As obras no novo aterro da Beira Mar projetam uma série de modificações urbanísticas na região, como o avanço da faixa de areia dentro do mar. As mudanças poderão ser prejudiciais para o meio ambiente?
Vanda de Claudino Sales Geógrafa, professora universitária e ambientalista
É verdade, o litoral de Fortaleza está sofrendo erosão: o Porto do Mucuripe, bem como a urbanização das dunas, barram as areias transportadas pelas correntes litorâneas e ventos, gerando penúria sedimentar a oeste, o que destrói praias. Mas o aterro proposto pela Prefeitura para resolver o problema, que exige inclusive espigão costeiro, não parece a solução adequada.
O aterro não amplia a erosão a oeste, mas impacta a fauna marinha. Corais serão dizimados e animais marinhos, como o boto-cinza e as tartarugas, terão habitat alterado. Por outro lado, o espigão projetado é impactante do ponto de vista cênico e paisagístico, distando de práticas não agressivas efetivadas em outras partes do mundo. Ainda, a engorda da praia não será definitiva: a erosão continuará, pois as areias permanecem sendo barradas e o nível do mar está subindo, dado o aquecimento global.
A solução definitiva seria a instalação de draga permanente no molhe do porto. As areias barradas seriam redirecionadas por recalque hidráulico para oeste e transportadas pelas correntes litorâneas, regenerando as praias de maneira natural - inclusive as de Caucaia -, eliminando ainda as necessidades de dragagens contínuas no porto. Pontualmente mais cara, essa solução a médio prazo seria mais barata, pois eliminaria aterros, espigões e dragagens eventuais. Por que tal proposta, dos anos 1950, não foi ainda implantada? Provavelmente porque não tem apelo político nem movimenta empreiteiras, que por sua vez movimentam a elite política local. E essa elite, percebemos, não olha para carências mais urgentes na capital.
Circula há alguns anos em Fortaleza a informação equivocada de que "o Aterro da Praia de Iracema, construído no ano 2000, provocou erosão costeira na Praia do Icaraí". Notícia falsa, que, repetida, parece ser verdadeira.
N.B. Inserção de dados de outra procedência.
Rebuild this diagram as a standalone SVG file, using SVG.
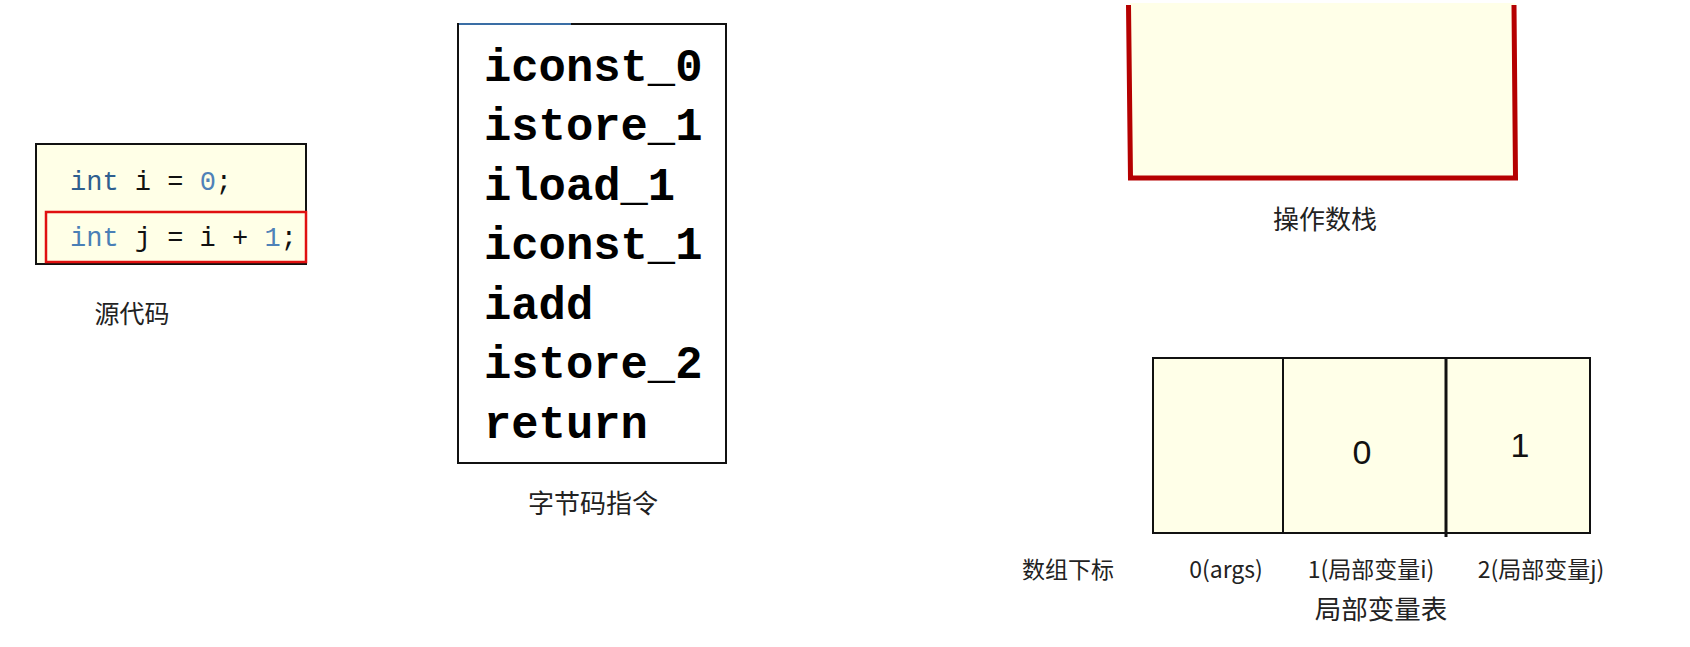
<svg xmlns="http://www.w3.org/2000/svg" width="1690" height="647" viewBox="0 0 1690 647">
<style>
.lbl{font-family:"Noto Sans CJK SC","Noto Sans",sans-serif;fill:#222;}
.code{font-family:"Liberation Mono","DejaVu Sans Mono",monospace;font-size:27px;fill:#111;}
.kw{fill:#2F5F8F;}
.num{fill:#4F82B8;}
.bc{font-family:"Liberation Mono","DejaVu Sans Mono",monospace;font-size:45.5px;font-weight:bold;fill:#000;}
.cell{fill:#FFFFE8;stroke:#111;stroke-width:2;}
.val{font-family:"Liberation Sans","Noto Sans",sans-serif;font-size:34px;fill:#111;text-anchor:middle;}
</style>
<rect width="1690" height="647" fill="#ffffff"/>

<g id="source-code">
<rect x="36" y="144" width="270" height="120" fill="#FFFFE7" stroke="#111" stroke-width="2"/>
<rect x="46" y="212" width="260" height="50" fill="none" stroke="#E01010" stroke-width="2.5"/>
<text class="code" x="70" y="190"><tspan class="kw">int</tspan> i = <tspan class="num">0</tspan>;</text>
<text class="code" x="70" y="246"><tspan class="kw" style="fill:#4A7FB6">int</tspan> j = i + <tspan class="num">1</tspan>;</text>
<text class="lbl" x="132" y="323" font-size="25" text-anchor="middle">源代码</text>
</g>

<g id="bytecode">
<rect x="458" y="24" width="268" height="439" fill="#ffffff" stroke="#111" stroke-width="2"/>
<line x1="459" y1="24" x2="571" y2="24" stroke="#3A6EA5" stroke-width="2"/>
<text class="bc" x="484" y="81">iconst_0</text>
<text class="bc" x="484" y="140">istore_1</text>
<text class="bc" x="484" y="200">iload_1</text>
<text class="bc" x="484" y="259">iconst_1</text>
<text class="bc" x="484" y="319">iadd</text>
<text class="bc" x="484" y="378">istore_2</text>
<text class="bc" x="484" y="438">return</text>
<text class="lbl" x="593" y="513" font-size="26" text-anchor="middle">字节码指令</text>
</g>

<g id="operand-stack">
<rect x="1130" y="3" width="386" height="174" fill="#FFFFE8"/>
<path d="M1128.5 5 L1130.5 178 L1515.5 178 L1514 5" fill="none" stroke="#B50000" stroke-width="5"/>
<text class="lbl" x="1325" y="229" font-size="26" text-anchor="middle">操作数栈</text>
</g>

<g id="local-variable-table">
<rect class="cell" x="1153" y="358" width="130" height="175"/>
<rect class="cell" x="1283" y="358" width="163" height="175"/>
<rect class="cell" x="1446" y="358" width="144" height="175"/>
<line x1="1446" y1="358" x2="1446" y2="537" stroke="#111" stroke-width="3"/>
<text class="val" x="1362" y="464">0</text>
<text class="val" x="1520" y="457">1</text>
<text class="lbl" x="1068" y="578" font-size="23" text-anchor="middle">数组下标</text>
<text class="lbl" x="1226" y="578" font-size="23" text-anchor="middle">0(args)</text>
<text class="lbl" x="1371" y="578" font-size="23" text-anchor="middle">1(局部变量i)</text>
<text class="lbl" x="1541" y="578" font-size="23" text-anchor="middle">2(局部变量j)</text>
<text class="lbl" x="1381" y="619" font-size="26.5" text-anchor="middle">局部变量表</text>
</g>

<g id="connectors"></g>
</svg>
Preocupado com tal fato, o Ministério Público Federal solicitou-nos a elaboração de um parecer técnico analisando o impacto da construção do atual aterro da Beira Mar de Fortaleza sobre o litoral de Caucaia.
O Laboratório de Gestão Integrada da Zona Costeira (Lagizc), da Uece, elaborou esse parecer técnico ambiental que está disponível ao público na página da Uece.
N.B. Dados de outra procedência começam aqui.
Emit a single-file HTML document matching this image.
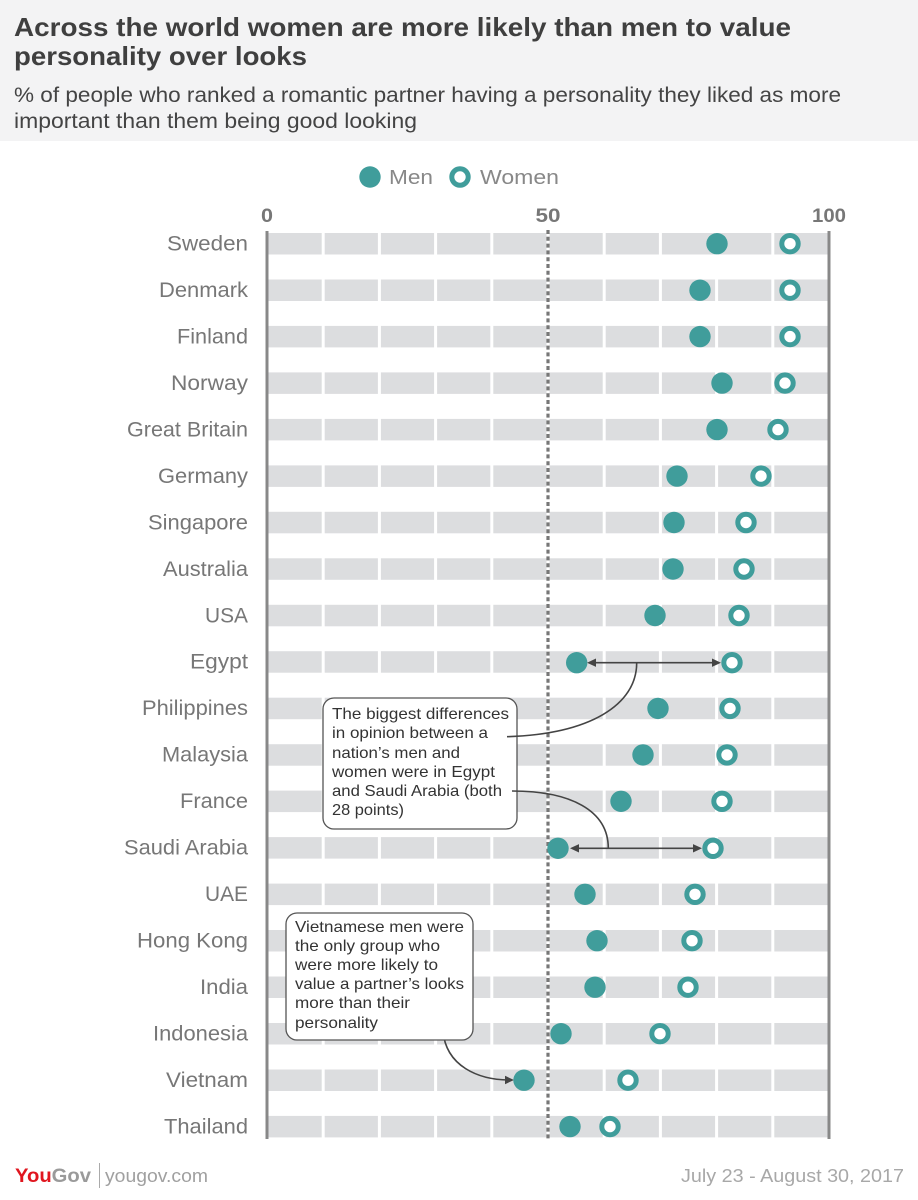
<!DOCTYPE html>
<html><head><meta charset="utf-8"><style>
html,body{margin:0;padding:0;background:#fff;}
svg{display:block;}
text{font-family:"Liberation Sans",sans-serif;}
</style></head><body>
<svg width="918" height="1200" viewBox="0 0 918 1200" xmlns="http://www.w3.org/2000/svg">
<rect x="0" y="0" width="918" height="141" fill="#f3f3f4"/>
<text x="14" y="36" font-size="26" font-weight="bold" fill="#3f3f3f" textLength="777" lengthAdjust="spacingAndGlyphs">Across the world women are more likely than men to value</text>
<text x="14" y="65" font-size="26" font-weight="bold" fill="#3f3f3f" textLength="293" lengthAdjust="spacingAndGlyphs">personality over looks</text>
<text x="14" y="102" font-size="21" fill="#444" textLength="827" lengthAdjust="spacingAndGlyphs">% of people who ranked a romantic partner having a personality they liked as more</text>
<text x="14" y="128" font-size="21" fill="#444" textLength="403" lengthAdjust="spacingAndGlyphs">important than them being good looking</text>

<!-- legend -->
<circle cx="370" cy="177" r="10.7" fill="#409d9b"/>
<text x="389" y="184" font-size="20" fill="#888" textLength="44" lengthAdjust="spacingAndGlyphs">Men</text>
<circle cx="460" cy="177" r="8.2" fill="#fff" stroke="#409d9b" stroke-width="5"/>
<text x="480" y="184" font-size="20" fill="#888" textLength="79" lengthAdjust="spacingAndGlyphs">Women</text>

<!-- axis labels -->
<text x="267" y="222" font-size="19" font-weight="bold" fill="#777" text-anchor="middle" textLength="12" lengthAdjust="spacingAndGlyphs">0</text>
<text x="548" y="222" font-size="19" font-weight="bold" fill="#777" text-anchor="middle" textLength="25" lengthAdjust="spacingAndGlyphs">50</text>
<text x="829" y="222" font-size="19" font-weight="bold" fill="#777" text-anchor="middle" textLength="34" lengthAdjust="spacingAndGlyphs">100</text>

<!-- bars -->
<g fill="#dcdddf">
<rect x="267" y="233.0" width="562" height="21.5"/>
<rect x="267" y="279.5" width="562" height="21.5"/>
<rect x="267" y="325.9" width="562" height="21.5"/>
<rect x="267" y="372.4" width="562" height="21.5"/>
<rect x="267" y="418.9" width="562" height="21.5"/>
<rect x="267" y="465.4" width="562" height="21.5"/>
<rect x="267" y="511.8" width="562" height="21.5"/>
<rect x="267" y="558.3" width="562" height="21.5"/>
<rect x="267" y="604.8" width="562" height="21.5"/>
<rect x="267" y="651.2" width="562" height="21.5"/>
<rect x="267" y="697.7" width="562" height="21.5"/>
<rect x="267" y="744.2" width="562" height="21.5"/>
<rect x="267" y="790.6" width="562" height="21.5"/>
<rect x="267" y="837.1" width="562" height="21.5"/>
<rect x="267" y="883.6" width="562" height="21.5"/>
<rect x="267" y="930.0" width="562" height="21.5"/>
<rect x="267" y="976.5" width="562" height="21.5"/>
<rect x="267" y="1023.0" width="562" height="21.5"/>
<rect x="267" y="1069.5" width="562" height="21.5"/>
<rect x="267" y="1115.9" width="562" height="21.5"/>
</g>
<g fill="#fff">
<rect x="321.7" y="228" width="3" height="914"/>
<rect x="377.9" y="228" width="3" height="914"/>
<rect x="434.1" y="228" width="3" height="914"/>
<rect x="490.3" y="228" width="3" height="914"/>
<rect x="546.5" y="228" width="3" height="914"/>
<rect x="602.7" y="228" width="3" height="914"/>
<rect x="658.9" y="228" width="3" height="914"/>
<rect x="715.1" y="228" width="3" height="914"/>
<rect x="771.3" y="228" width="3" height="914"/>
</g>
<line x1="548" y1="230" x2="548" y2="1140" stroke="#777" stroke-width="3.2" stroke-dasharray="4,2.8"/>
<line x1="267" y1="231" x2="267" y2="1139" stroke="#888" stroke-width="3"/>
<line x1="829" y1="231" x2="829" y2="1139" stroke="#888" stroke-width="3"/>

<!-- country labels -->
<g font-size="21" fill="#777" text-anchor="end">
<text x="248" y="250.5" textLength="81" lengthAdjust="spacingAndGlyphs">Sweden</text>
<text x="248" y="297.0" textLength="89" lengthAdjust="spacingAndGlyphs">Denmark</text>
<text x="248" y="343.4" textLength="71" lengthAdjust="spacingAndGlyphs">Finland</text>
<text x="248" y="389.9" textLength="77" lengthAdjust="spacingAndGlyphs">Norway</text>
<text x="248" y="436.4" textLength="121" lengthAdjust="spacingAndGlyphs">Great Britain</text>
<text x="248" y="482.9" textLength="90" lengthAdjust="spacingAndGlyphs">Germany</text>
<text x="248" y="529.3" textLength="100" lengthAdjust="spacingAndGlyphs">Singapore</text>
<text x="248" y="575.8" textLength="85" lengthAdjust="spacingAndGlyphs">Australia</text>
<text x="248" y="622.3" textLength="43" lengthAdjust="spacingAndGlyphs">USA</text>
<text x="248" y="668.7" textLength="58" lengthAdjust="spacingAndGlyphs">Egypt</text>
<text x="248" y="715.2" textLength="106" lengthAdjust="spacingAndGlyphs">Philippines</text>
<text x="248" y="761.7" textLength="86" lengthAdjust="spacingAndGlyphs">Malaysia</text>
<text x="248" y="808.1" textLength="68" lengthAdjust="spacingAndGlyphs">France</text>
<text x="248" y="854.6" textLength="124" lengthAdjust="spacingAndGlyphs">Saudi Arabia</text>
<text x="248" y="901.1" textLength="43" lengthAdjust="spacingAndGlyphs">UAE</text>
<text x="248" y="947.5" textLength="111" lengthAdjust="spacingAndGlyphs">Hong Kong</text>
<text x="248" y="994.0" textLength="48" lengthAdjust="spacingAndGlyphs">India</text>
<text x="248" y="1040.5" textLength="95" lengthAdjust="spacingAndGlyphs">Indonesia</text>
<text x="248" y="1087.0" textLength="82" lengthAdjust="spacingAndGlyphs">Vietnam</text>
<text x="248" y="1133.4" textLength="84" lengthAdjust="spacingAndGlyphs">Thailand</text>
</g>

<!-- annotation 1 -->
<rect x="323" y="698" width="194" height="131" rx="11" ry="11" fill="#fff" stroke="#555" stroke-width="1.3"/>
<g font-size="16" fill="#333">
<text x="332" y="719" textLength="177" lengthAdjust="spacingAndGlyphs">The biggest differences</text>
<text x="332" y="738" textLength="156" lengthAdjust="spacingAndGlyphs">in opinion between a</text>
<text x="332" y="758" textLength="128" lengthAdjust="spacingAndGlyphs">nation’s men and</text>
<text x="332" y="777" textLength="163" lengthAdjust="spacingAndGlyphs">women were in Egypt</text>
<text x="332" y="796" textLength="170" lengthAdjust="spacingAndGlyphs">and Saudi Arabia (both</text>
<text x="332" y="815" textLength="72" lengthAdjust="spacingAndGlyphs">28 points)</text>
</g>
<g stroke="#444" stroke-width="1.6" fill="none">
<path d="M507,736.7 C590,734 636.7,705 636.7,662.7"/>
<path d="M512,791 C570,791 608.3,810 608.3,848.3"/>
<line x1="590" y1="662.7" x2="718" y2="662.7"/>
<line x1="573" y1="848.3" x2="699" y2="848.3"/>
<path d="M443,1031 C446,1066 478,1080 510,1080"/>
</g>
<g fill="#444">
<polygon points="587,662.7 596,658.5 596,666.9"/>
<polygon points="721,662.7 712,658.5 712,666.9"/>
<polygon points="570,848.3 579,844.1 579,852.5"/>
<polygon points="702,848.3 693,844.1 693,852.5"/>
<polygon points="514,1080 505,1075.8 505,1084.2"/>
</g>

<!-- annotation 2 -->
<rect x="286" y="913" width="187" height="127" rx="11" ry="11" fill="#fff" stroke="#555" stroke-width="1.3"/>
<g font-size="16" fill="#333">
<text x="295" y="932" textLength="169" lengthAdjust="spacingAndGlyphs">Vietnamese men were</text>
<text x="295" y="951" textLength="145" lengthAdjust="spacingAndGlyphs">the only group who</text>
<text x="295" y="970" textLength="143" lengthAdjust="spacingAndGlyphs">were more likely to</text>
<text x="295" y="989" textLength="169" lengthAdjust="spacingAndGlyphs">value a partner’s looks</text>
<text x="295" y="1008" textLength="115" lengthAdjust="spacingAndGlyphs">more than their</text>
<text x="295" y="1028" textLength="83" lengthAdjust="spacingAndGlyphs">personality</text>
</g>

<!-- men dots -->
<g fill="#409d9b">
<circle cx="717" cy="243.7" r="10.7"/>
<circle cx="700" cy="290.2" r="10.7"/>
<circle cx="700" cy="336.6" r="10.7"/>
<circle cx="722" cy="383.1" r="10.7"/>
<circle cx="717" cy="429.6" r="10.7"/>
<circle cx="677" cy="476.1" r="10.7"/>
<circle cx="674" cy="522.5" r="10.7"/>
<circle cx="673" cy="569.0" r="10.7"/>
<circle cx="655" cy="615.5" r="10.7"/>
<circle cx="576.7" cy="662.7" r="10.7"/>
<circle cx="658" cy="708.4" r="10.7"/>
<circle cx="643" cy="754.9" r="10.7"/>
<circle cx="621" cy="801.3" r="10.7"/>
<circle cx="558" cy="848.3" r="10.7"/>
<circle cx="585" cy="894.3" r="10.7"/>
<circle cx="597" cy="940.7" r="10.7"/>
<circle cx="595" cy="987.2" r="10.7"/>
<circle cx="561" cy="1033.7" r="10.7"/>
<circle cx="524" cy="1080.2" r="10.7"/>
<circle cx="570" cy="1126.6" r="10.7"/>
</g>
<!-- women rings -->
<g fill="#fff" stroke="#409d9b" stroke-width="5">
<circle cx="790" cy="243.7" r="8.2"/>
<circle cx="790" cy="290.2" r="8.2"/>
<circle cx="790" cy="336.6" r="8.2"/>
<circle cx="785" cy="383.1" r="8.2"/>
<circle cx="778" cy="429.6" r="8.2"/>
<circle cx="761" cy="476.1" r="8.2"/>
<circle cx="746" cy="522.5" r="8.2"/>
<circle cx="744" cy="569.0" r="8.2"/>
<circle cx="739" cy="615.5" r="8.2"/>
<circle cx="732" cy="662.7" r="8.2"/>
<circle cx="730" cy="708.4" r="8.2"/>
<circle cx="727" cy="754.9" r="8.2"/>
<circle cx="722" cy="801.3" r="8.2"/>
<circle cx="713" cy="848.3" r="8.2"/>
<circle cx="695" cy="894.3" r="8.2"/>
<circle cx="692" cy="940.7" r="8.2"/>
<circle cx="688" cy="987.2" r="8.2"/>
<circle cx="660" cy="1033.7" r="8.2"/>
<circle cx="628" cy="1080.2" r="8.2"/>
<circle cx="610" cy="1126.6" r="8.2"/>
</g>

<!-- footer -->
<text x="15" y="1182" font-size="19" font-weight="bold" textLength="76" lengthAdjust="spacingAndGlyphs"><tspan fill="#e0161f">You</tspan><tspan fill="#9a9a9a">Gov</tspan></text>
<line x1="99.5" y1="1163" x2="99.5" y2="1188" stroke="#aaa" stroke-width="1"/>
<text x="105" y="1182" font-size="18" fill="#a0a0a0" textLength="103" lengthAdjust="spacingAndGlyphs">yougov.com</text>
<text x="904" y="1182" font-size="18" fill="#a8a8a8" text-anchor="end" textLength="223" lengthAdjust="spacingAndGlyphs">July 23 - August 30, 2017</text>
</svg>
</body></html>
O parecer tem base em dados concretos, desde a construção do primeiro ancoradouro em Fortaleza, em 1806, e nas dezenas de trabalhos acadêmicos, e comprova cientificamente que o aterro da Beira Mar não causará erosão ao litoral de Caucaia, ao contrário, poderá ser benéfico, pois recompõe a praia e alimenta o sistema com sedimentos.
Muitas são as razões para essa conclusão, entre as quais duas merecem destaque: a primeira é que o aterro será construído na "zona de sombra das ondas" protegida pelo molhe do porto do Mucuripe, área em que o transporte de sedimentos é desprezível, sem haver bloqueio das areias que poderiam ser transportadas para o litoral de Caucaia. A segunda razão é que a Praia do Icaraí já havia sido erodida em mais de 200 metros entre 1968 e 1996, quatro anos antes da construção do aterro da Praia de Iracema.
Aos que têm interesse técnico em conhecer as causas da erosão ao longo do litoral de Fortaleza a Caucaia, recomendamos a leitura completa do parecer.